Letzten Endes wissen wir ja nicht, was mit uns geschieht. Letzten Endes meinen wir mit „ich“ das Zentrum eines Bewusstseins, das es dann nicht mehr gibt. Oder doch? Oder in anderer Form? Was bleibt? ist die Frage; oder besser: Bleibt was? Und damit kommen wir immer wieder auf die Frage zurück: „Was ist der Mensch?“ Eine zutiefst spirituelle Frage, jenseits einer bestimmten Religion.
Das „Nachzeichnen“ in Peter Marggrafs Bildern hat auch etwas Liebevolles, etwas wie Streicheln. Mein Sohn liegt neben mir auf dem Sofa und schläft. Ich sehe in der Dämmerung nur seine Umrisse. Auch die Zeichnungen bestehen aus Umrissen. Natürlich ist die Hülle meines Sohnes nicht das Wesentliche, sondern der Eindruck, die Liebe, die Nähe in meinem Inneren. Die Hülle als Zeichen für das Wesen des Menschen.

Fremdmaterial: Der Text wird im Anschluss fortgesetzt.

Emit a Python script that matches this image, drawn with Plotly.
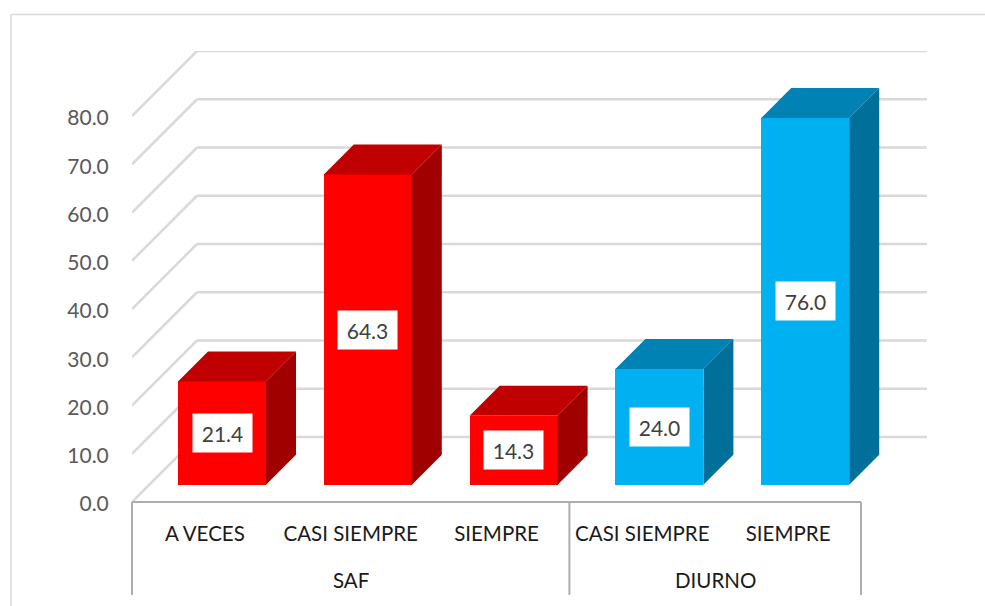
import plotly.graph_objects as go

categories = ["A VECES", "CASI SIEMPRE", "SIEMPRE", "CASI SIEMPRE", "SIEMPRE"]
values = [21.4, 64.3, 14.3, 24.0, 76.0]
groups = ["SAF", "DIURNO"]
group_sizes = [3, 2]
y_ticks = [0, 10, 20, 30, 40, 50, 60, 70, 80]

# palette per group: front, top, side
palette = {
    "SAF": ("#FF0000", "#C00000", "#A00000"),
    "DIURNO": ("#00B0F0", "#0083B4", "#00709A"),
}

# layout geometry (pixels)
W, H = 985, 606
PL, PR, PT, PB = 132, 927, 51, 502
UX = (861 - 132) / 5          # px per category
UY = (502 - 116) / 80         # px per value unit
FLOOR_PX = 65                 # depth of the floor, both directions
BAR_W = 88 / UX
BAR_SHIFT = 17.1 / UX
BAR_BASE = 17.3 / UY
BAR_DX = 30 / UX
BAR_DY = 30 / UY
FLOOR_DX = FLOOR_PX / UX
FLOOR_DY = FLOOR_PX / UY
GRID = "#D9D9D9"
AXIS = "#ADADAD"

cat_group = [g for g, n in zip(groups, group_sizes) for _ in range(n)]
xs = list(range(len(categories)))
x_min = -0.5
x_max = x_min + (PR - PL) / UX
x_right = x_min + len(categories)

fig = go.Figure()

# front faces
fig.add_trace(go.Bar(
    x=[x + BAR_SHIFT for x in xs],
    y=values,
    base=BAR_BASE,
    width=BAR_W,
    marker=dict(color=[palette[g][0] for g in cat_group], line_width=0),
    hoverinfo="skip",
    showlegend=False,
))

# top and side faces, derived from the values
for x, v, g in zip(xs, values, cat_group):
    left = x + BAR_SHIFT - BAR_W / 2
    right = left + BAR_W
    bottom = BAR_BASE
    top = BAR_BASE + v
    fig.add_trace(go.Scatter(
        x=[left, right, right + BAR_DX, left + BAR_DX, left],
        y=[top, top, top + BAR_DY, top + BAR_DY, top],
        fill="toself", fillcolor=palette[g][1], mode="none",
        hoverinfo="skip", showlegend=False,
    ))
    fig.add_trace(go.Scatter(
        x=[right, right + BAR_DX, right + BAR_DX, right, right],
        y=[bottom, bottom + BAR_DY, top + BAR_DY, top, bottom],
        fill="toself", fillcolor=palette[g][2], mode="none",
        hoverinfo="skip", showlegend=False,
    ))

shapes = []
# 3D gridlines: slanted side wall + back wall
for t in y_ticks:
    shapes.append(dict(type="line", layer="below", xref="x", yref="y",
                       x0=x_min, y0=t, x1=x_min + FLOOR_DX, y1=t + FLOOR_DY,
                       line=dict(color=GRID, width=2.5)))
    shapes.append(dict(type="line", layer="below", xref="x", yref="y",
                       x0=x_min + FLOOR_DX, y0=t + FLOOR_DY, x1=x_max, y1=t + FLOOR_DY,
                       line=dict(color=GRID, width=2.5)))

# category axis bracket
bracket_bottom = (PB - 595) / (PB - PT)
shapes.append(dict(type="line", xref="x", yref="paper", x0=x_min, x1=x_right, y0=0, y1=0,
                   line=dict(color=AXIS, width=2)))
edge = x_min
edges = [edge]
for n in group_sizes:
    edge += n
    edges.append(edge)
for e in edges:
    shapes.append(dict(type="line", xref="paper", yref="paper",
                       x0=(e - x_min) * UX / (PR - PL),
                       x1=(e - x_min) * UX / (PR - PL),
                       y0=0, y1=bracket_bottom,
                       line=dict(color=AXIS, width=2)))

# chart border
shapes.append(dict(type="line", xref="paper", yref="paper",
                   x0=(11 - PL) / (PR - PL), x1=(985 - PL) / (PR - PL),
                   y0=(PB - 14.5) / (PB - PT), y1=(PB - 14.5) / (PB - PT),
                   line=dict(color=GRID, width=1.5)))
shapes.append(dict(type="line", xref="paper", yref="paper",
                   x0=(11 - PL) / (PR - PL), x1=(11 - PL) / (PR - PL),
                   y0=(PB - 14.5) / (PB - PT), y1=(PB - 606) / (PB - PT),
                   line=dict(color=GRID, width=1.5)))

annotations = []
# value labels
for x, v in zip(xs, values):
    annotations.append(dict(
        x=x + BAR_SHIFT, y=BAR_BASE + v / 2, xref="x", yref="y",
        text=f"{v:.1f}", showarrow=False, bgcolor="#FFFFFF",
        width=59, height=38, align="center", valign="middle", borderpad=0,
        font=dict(family="Lato", size=21, color="#404040"),
    ))
# group labels
start = x_min
for g, n in zip(groups, group_sizes):
    annotations.append(dict(
        x=start + n / 2, y=(PB - 580) / (PB - PT), xref="x", yref="paper",
        text=g, showarrow=False, xanchor="center", yanchor="middle",
        font=dict(family="Lato", size=20.5, color="#1A1A1A"),
    ))
    start += n

fig.update_layout(
    width=W, height=H,
    margin=dict(l=PL, r=W - PR, t=PT, b=H - PB, pad=0),
    paper_bgcolor="white", plot_bgcolor="rgba(0,0,0,0)",
    showlegend=False,
    bargap=0,
    shapes=shapes,
    annotations=annotations,
    xaxis=dict(
        range=[x_min, x_max], tickmode="array", tickvals=xs, ticktext=categories,
        showgrid=False, zeroline=False, showline=False,
        ticks="outside", ticklen=13, tickcolor="rgba(0,0,0,0)",
        tickfont=dict(family="Lato", size=20.5, color="#1A1A1A"),
    ),
    yaxis=dict(
        range=[0, (PB - PT) / UY], tickmode="array", tickvals=y_ticks, tickformat=".1f",
        showgrid=False, zeroline=False, showline=False,
        ticks="outside", ticklen=18, tickcolor="rgba(0,0,0,0)",
        ticklabelshift=2,
        tickfont=dict(family="Lato", size=21, color="#595959"),
    ),
)

fig.write_html("out.html", config={"displayModeBar": False},
               post_script="document.body.style.margin='0';")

„Was ist der Mensch“ wäre ein möglicher Titel für Peter Marggrafs Arbeiten. Der Titel „Die Angst vor dem Weggehen“ enthält jedoch eine Dreidimensionalität, die in den Arbeiten enthalten ist und die mich anfangs verwirrt hat. Was ist gemeint: Die Angst vor dem Für-immer-Weggehen? Die Angst vor dem Weggehen bei einer Trennung oder einem Umzug? Die Angst vor dem Weggehen des anderen, also die Angst, sich von einem geliebten Menschen verabschieden zu müssen, durch Trennung oder Tod? All das ist gemeint und spiegelt sich in den Zeichnungen.
Es ist eigentlich die Angst, daß nichts bleibt, und der setzt Peter Marggraf diesen Zyklus entgegen, ohne Angst vor dem weißen Blatt Papier.